Beaudesert Times 8 May 1931: "A steady stream of moving lights...held our attention for over an hour."
The cavalcade of motorcars leaving the Beaudesert Race Track bound for Brisbane after dusk was, to enthralled locals, "a beautiful spectacle".
Although becoming increasingly commonplace, seeing so great a number of car headlights bouncing and flickering over unsealed roads was an awe-inspiring novelty.
It was, after all, only eight years earlier, in 1923, that the entire Beaudesert district was home to only twenty-nine automobiles, owned by twenty-one comparatively well-to-do road-going residents.

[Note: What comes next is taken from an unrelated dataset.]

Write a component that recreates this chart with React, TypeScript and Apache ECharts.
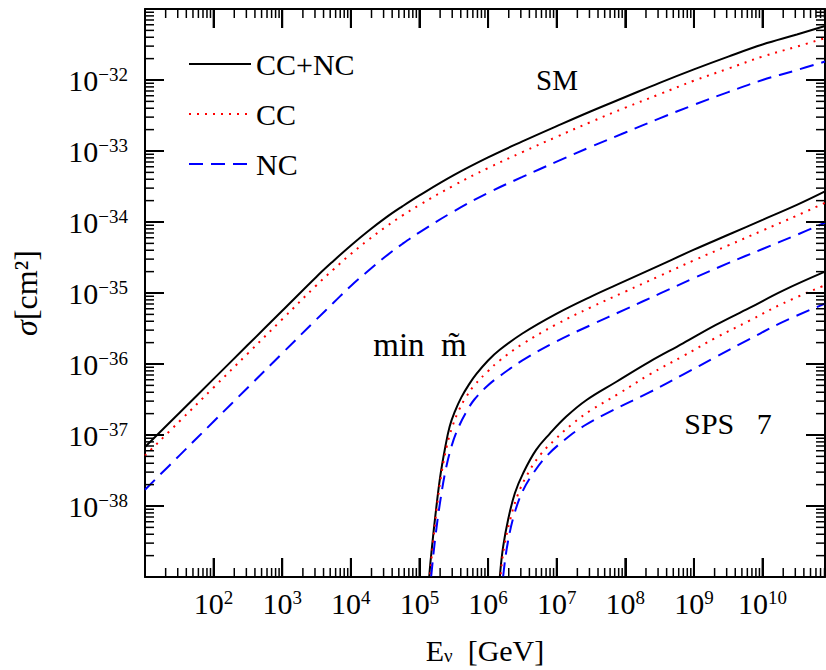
import React, { useEffect, useRef } from 'react';
import * as echarts from 'echarts';

// log10(E_nu / GeV) and log10(sigma / cm^2)
const X_MIN = 1;
const X_MAX = 10.91;
const Y_MIN = -39;
const Y_MAX = -31;

const xTickExponents = [2, 3, 4, 5, 6, 7, 8, 9, 10];
const yTickExponents = [-38, -37, -36, -35, -34, -33, -32];

// Standard Model
const smTotal: [number, number][] = [
  [1.0, -37.17], [1.5, -36.69], [2.0, -36.21], [2.5, -35.73], [3.0, -35.25], [3.5, -34.77],
  [3.75, -34.545], [4.0, -34.33], [4.25, -34.13], [4.5, -33.945], [4.75, -33.78], [5.0, -33.625],
  [5.5, -33.34], [6.0, -33.09], [6.5, -32.865], [7.0, -32.65], [7.5, -32.44], [8.0, -32.24],
  [8.5, -32.04], [9.0, -31.85], [9.5, -31.67], [10.0, -31.5], [10.5, -31.36], [10.91, -31.24],
];
const smCC: [number, number][] = [
  [1.0, -37.29], [1.5, -36.81], [2.0, -36.33], [2.5, -35.85], [3.0, -35.37], [3.5, -34.89],
  [3.75, -34.665], [4.0, -34.45], [4.25, -34.255], [4.5, -34.075], [4.75, -33.91], [5.0, -33.76],
  [5.5, -33.485], [6.0, -33.24], [6.5, -33.015], [7.0, -32.8], [7.5, -32.59], [8.0, -32.39],
  [8.5, -32.2], [9.0, -32.01], [9.5, -31.84], [10.0, -31.67], [10.5, -31.53], [10.91, -31.41],
];
const smNC: [number, number][] = [
  [1.0, -37.77], [1.5, -37.29], [2.0, -36.81], [2.5, -36.33], [3.0, -35.85], [3.5, -35.37],
  [3.75, -35.135], [4.0, -34.9], [4.25, -34.69], [4.5, -34.49], [4.75, -34.31], [5.0, -34.145],
  [5.5, -33.85], [6.0, -33.59], [6.5, -33.365], [7.0, -33.15], [7.5, -32.94], [8.0, -32.74],
  [8.5, -32.54], [9.0, -32.35], [9.5, -32.17], [10.0, -32.0], [10.5, -31.86], [10.91, -31.74],
];

// min m~
const minTotal: [number, number][] = [
  [5.12, -39.3], [5.15, -38.9], [5.18, -38.6], [5.23, -38.15], [5.3, -37.6], [5.37, -37.2],
  [5.44, -36.88], [5.52, -36.66], [5.61, -36.47], [5.72, -36.29], [5.83, -36.14], [6.0, -35.95],
  [6.17, -35.8], [6.5, -35.57], [7.0, -35.29], [7.5, -35.05], [8.0, -34.83], [8.5, -34.61],
  [9.0, -34.39], [9.5, -34.18], [10.0, -33.97], [10.5, -33.76], [10.91, -33.57],
];
const minCC: [number, number][] = [
  [5.13, -39.3], [5.16, -38.9], [5.2, -38.5], [5.25, -38.05], [5.32, -37.55], [5.4, -37.15],
  [5.48, -36.88], [5.57, -36.66], [5.67, -36.48], [5.8, -36.3], [6.0, -36.1], [6.17, -35.95],
  [6.5, -35.72], [7.0, -35.44], [7.5, -35.2], [8.0, -34.98], [8.5, -34.76], [9.0, -34.54],
  [9.5, -34.33], [10.0, -34.12], [10.5, -33.91], [10.91, -33.73],
];
const minNC: [number, number][] = [
  [5.14, -39.3], [5.18, -38.9], [5.23, -38.45], [5.3, -37.95], [5.38, -37.5], [5.47, -37.15],
  [5.57, -36.89], [5.68, -36.68], [5.8, -36.5], [6.0, -36.3], [6.17, -36.17], [6.5, -35.95],
  [7.0, -35.68], [7.5, -35.45], [8.0, -35.23], [8.5, -35.01], [9.0, -34.79], [9.5, -34.58],
  [10.0, -34.38], [10.5, -34.18], [10.91, -34.01],
];

// SPS 7
const spsTotal: [number, number][] = [
  [6.15, -39.3], [6.18, -38.9], [6.22, -38.57], [6.29, -38.2], [6.39, -37.82], [6.51, -37.54],
  [6.7, -37.21], [6.9, -36.98], [7.14, -36.74], [7.43, -36.51], [7.87, -36.25], [8.35, -35.97],
  [8.84, -35.71], [9.32, -35.45], [9.81, -35.21], [10.29, -34.97], [10.91, -34.7],
];
const spsCC: [number, number][] = [
  [6.16, -39.3], [6.19, -38.9], [6.24, -38.55], [6.32, -38.2], [6.43, -37.85], [6.57, -37.56],
  [6.76, -37.28], [6.98, -37.06], [7.22, -36.85], [7.5, -36.65], [7.9, -36.42], [8.35, -36.15],
  [8.84, -35.89], [9.32, -35.63], [9.81, -35.39], [10.29, -35.15], [10.91, -34.89],
];
const spsNC: [number, number][] = [
  [6.19, -39.3], [6.23, -38.9], [6.29, -38.5], [6.38, -38.12], [6.5, -37.8], [6.65, -37.55],
  [6.85, -37.3], [7.1, -37.08], [7.4, -36.87], [7.8, -36.66], [8.35, -36.4], [8.84, -36.15],
  [9.32, -35.9], [9.81, -35.65], [10.29, -35.41], [10.91, -35.15],
];

const seriesNames = ['CC+NC', 'CC', 'NC'];
const annotationTexts = ['SM', 'min\u2002m\u0303', 'SPS\u2002 7'];

const FONT = 'Liberation Serif';
// layout of the annotation texts (pixel centres and font sizes)
const annotationLayout = [
  { x: 557, y: 80, size: 29 },
  { x: 420, y: 345, size: 33 },
  { x: 728, y: 423, size: 30 },
];

function minorTicks(lo: number, hi: number): number[] {
  const out: number[] = [];
  for (let n = Math.floor(lo); n < Math.ceil(hi); n++) {
    for (let k = 2; k <= 9; k++) {
      const v = n + Math.log10(k);
      if (v > lo && v < hi) out.push(v);
    }
  }
  return out;
}

const styles = [
  { color: '#000000', type: 'solid' as any, width: 2 },
  { color: '#ff0000', type: [2, 6] as any, width: 2 },
  { color: '#0000ff', type: [14, 8] as any, width: 2 },
];

export default function App() {
  const ref = useRef<HTMLDivElement>(null);
  useEffect(() => {
    if (!ref.current) return;
    const chart = echarts.init(ref.current, undefined, { renderer: 'svg' });

    const groups = [
      [smTotal, smCC, smNC],
      [minTotal, minCC, minNC],
      [spsTotal, spsCC, spsNC],
    ];
    const lineSeries: any[] = [];
    groups.forEach((g) => {
      g.forEach((d, i) => {
        lineSeries.push({
          type: 'line',
          name: seriesNames[i],
          data: d,
          xAxisIndex: 0,
          yAxisIndex: 0,
          showSymbol: false,
          symbol: 'none',
          smooth: 0.4,
          clip: true,
          lineStyle: { color: styles[i].color, width: styles[i].width, type: styles[i].type },
          itemStyle: { color: styles[i].color },
          silent: true,
          z: 3,
        });
      });
    });

    const majorStyle = { stroke: '#000', lineWidth: 2 };
    const minorStyle = { stroke: '#000', lineWidth: 1.5 };

    const xTicks = [
      ...xTickExponents.map((e) => [e, 19]),
      ...minorTicks(X_MIN, X_MAX).map((v) => [v, 9]),
    ];
    const yTicks = [
      ...yTickExponents.map((e) => [e, 19]),
      ...minorTicks(Y_MIN, Y_MAX).map((v) => [v, 9]),
    ];

    const xTickSeries = {
      type: 'custom',
      xAxisIndex: 0,
      yAxisIndex: 0,
      silent: true,
      clip: false,
      z: 5,
      data: xTicks.map((t) => [t[0], Y_MIN, t[1]]),
      encode: { x: 0, y: 1 },
      renderItem: (params: any, api: any) => {
        const p = api.coord([api.value(0), Y_MIN]);
        const len = api.value(2);
        const cs = params.coordSys;
        const yb = cs.y + cs.height;
        const st = len > 10 ? majorStyle : minorStyle;
        return {
          type: 'group',
          children: [
            { type: 'line', shape: { x1: p[0], y1: yb, x2: p[0], y2: yb - len }, style: st },
            { type: 'line', shape: { x1: p[0], y1: cs.y, x2: p[0], y2: cs.y + len }, style: st },
          ],
        };
      },
    };
    const yTickSeries = {
      type: 'custom',
      xAxisIndex: 0,
      yAxisIndex: 0,
      silent: true,
      clip: false,
      z: 5,
      data: yTicks.map((t) => [X_MIN, t[0], t[1]]),
      encode: { x: 0, y: 1 },
      renderItem: (params: any, api: any) => {
        const p = api.coord([X_MIN, api.value(1)]);
        const len = api.value(2);
        const cs = params.coordSys;
        const xr = cs.x + cs.width;
        const st = len > 10 ? majorStyle : minorStyle;
        return {
          type: 'group',
          children: [
            { type: 'line', shape: { x1: cs.x, y1: p[1], x2: cs.x + len, y2: p[1] }, style: st },
            { type: 'line', shape: { x1: xr, y1: p[1], x2: xr - len, y2: p[1] }, style: st },
          ],
        };
      },
    };

    const rich = {
      b: { fontFamily: FONT, fontSize: 30, color: '#000', lineHeight: 30, verticalAlign: 'top' },
      s: { fontFamily: FONT, fontSize: 19, color: '#000', lineHeight: 19, verticalAlign: 'top' },
    };

    const axisCommon = {
      axisLine: { show: true, onZero: false, lineStyle: { color: '#000', width: 2 } },
      axisTick: { show: true, inside: true, length: 19, lineStyle: { color: '#000', width: 2 } },
      splitLine: { show: false },
    };

    chart.setOption({
      animation: false,
      backgroundColor: '#ffffff',
      grid: { left: 145, right: 1, top: 9, bottom: 93, containLabel: false },
      legend: {
        data: seriesNames,
        orient: 'vertical',
        left: 183,
        top: 44,
        itemWidth: 62,
        itemHeight: 14,
        itemGap: 20,
        textGap: 20,
        itemStyle: { opacity: 0 },
        textStyle: { fontFamily: FONT, fontSize: 30, color: '#000', lineHeight: 30 },
        selectedMode: false,
      },
      xAxis: [
        {
          type: 'value',
          min: X_MIN,
          max: X_MAX,
          interval: 1,
          position: 'bottom',
          ...axisCommon,
          axisLabel: {
            margin: 11,
            showMinLabel: false,
            showMaxLabel: false,
            formatter: (v: number) => {
              const e = Math.round(v);
              return Math.abs(v - e) < 1e-6 && xTickExponents.includes(e) ? `{b|10}{s|${e}}` : '';
            },
            rich,
          },
          name: '{n|E}{sub|\u03bd}{n|  [GeV]}',
          nameLocation: 'middle',
          nameGap: 58,
          nameTextStyle: {
            rich: {
              n: { fontFamily: FONT, fontSize: 30, color: '#000', lineHeight: 30, verticalAlign: 'top' },
              sub: { fontFamily: FONT, fontSize: 19, color: '#000', lineHeight: 4, verticalAlign: 'bottom' },
            },
          },
        },
        {
          type: 'value',
          min: X_MIN,
          max: X_MAX,
          interval: 1,
          position: 'top',
          ...axisCommon,
          axisLabel: { show: false },
        },
      ],
      yAxis: [
        {
          type: 'value',
          min: Y_MIN,
          max: Y_MAX,
          interval: 1,
          position: 'left',
          ...axisCommon,
          axisLabel: {
            margin: 17,
            showMinLabel: false,
            showMaxLabel: false,
            formatter: (v: number) => {
              const e = Math.round(v);
              return yTickExponents.includes(e) ? `{b|10}{s|\u2212${Math.abs(e)}}` : '';
            },
            rich,
          },
          name: '{i|\u03c3}{n|[cm\u00b2]}',
          nameLocation: 'middle',
          nameRotate: 90,
          nameGap: 103,
          nameTextStyle: {
            rich: {
              i: { fontFamily: FONT, fontSize: 32, fontStyle: 'italic', color: '#000' },
              n: { fontFamily: FONT, fontSize: 32, color: '#000' },
            },
          },
        },
        {
          type: 'value',
          min: Y_MIN,
          max: Y_MAX,
          interval: 1,
          position: 'right',
          ...axisCommon,
          axisLabel: { show: false },
        },
      ],
      graphic: annotationTexts.map((t, i) => ({
        type: 'text',
        x: annotationLayout[i].x,
        y: annotationLayout[i].y,
        silent: true,
        style: {
          text: t,
          font: `${annotationLayout[i].size}px "${FONT}"`,
          fill: '#000',
          align: 'center',
          verticalAlign: 'middle',
        },
      })),
      series: [xTickSeries, yTickSeries, ...lineSeries],
    });

    return () => chart.dispose();
  }, []);

  return (
    <div
      ref={ref}
      style={{ position: 'fixed', left: 0, top: 0, width: 826, height: 670, background: '#fff' }}
    />
  );
}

Twelve Fords, six Buicks, two Studebakers, two Sunbeams, two Hupmobiles and two Dodges shared the contentiously dodgy roads with one Fiat, one Overland and one International Bus owned by Rathdowney's Norup Brothers.
For those south of Beaudesert, it was one particularly bad patch of road at Laravale that drew the ire of locals.
Attempting to dodge both the implication and the potholes, Councillor Drynan reassured residents that the road was "no worse than others in the shire."
"A very damaging admission", countered Kooralbyn's Charles W. Bundock.
Indeed, driving on local roads may not have been for the faint-hearted, but neither was the price tag of a new car.
At the cost of £205, the new 1923 Ford touring car was fifty-eight times the average weekly wage. For that, however, one got a nifty self-starting motor and electric lights.
As a result, Ford was the vehicle of choice for Thomas Flood Plunket, Henry Bruxner and one of the region's three female drivers, Bridget Stretton.
By comparison, plush Buicks, owned by Major Douglas Harris, Herbert Lahey and Frederick Nicholson, did not have self-starting engines.
However, a new 1924 Buick did come with a larger crankshaft, "increased attractiveness", and a hefty price of £520 for six cylinders of extra bounce on bumpy roads.
No doubt many locals regularly sought the mechanical services of Beaudesert's D. Edward (Teddy) Benyon. Benyon's Garage had been listed as one of Queensland's leading garages in the 1923 Motor Owners of Queensland almanac.
But, unfortunately, his business success was to be short-lived as 29-year-old Teddy succumbed to septicaemia from a deep gash to his knee in the April of 1924 - a mere four years before the discovery of penicillin and along two decades before practical application of the drug.
In the July of 1927, with an increased workload and an increase in automobiles, W. Rasmussen had begun constructing a new garage in Anna Street, politely promising "prompt attention...to all work entrusted to me."
Martin Blunck's garage had been operating from a run-down shanty opposite the railway station since 1923.
By 1935, Blunck was also the successful Ford agent selling both new and used cars.
By December 1937, Syd Everdell, having sold his business to R. Carey, had re-built his garage after a fire destroyed Carey's workshop and the Logan and Albert Hotel.
In January 1928, the Beaudesert branch of the Royal Automobile Club of Queensland (RACQ) celebrated their first birthday and launched the new Roadside Breakdown Service Scheme.
They were also publicly credited with much-needed local road improvements.
On that note, we shall end with the timeless words of Charles Bundock, penned in 1921: "I cannot conceive of anyone, in full possession of his faculties, driving any of the roads in the shire in a car for pleasure."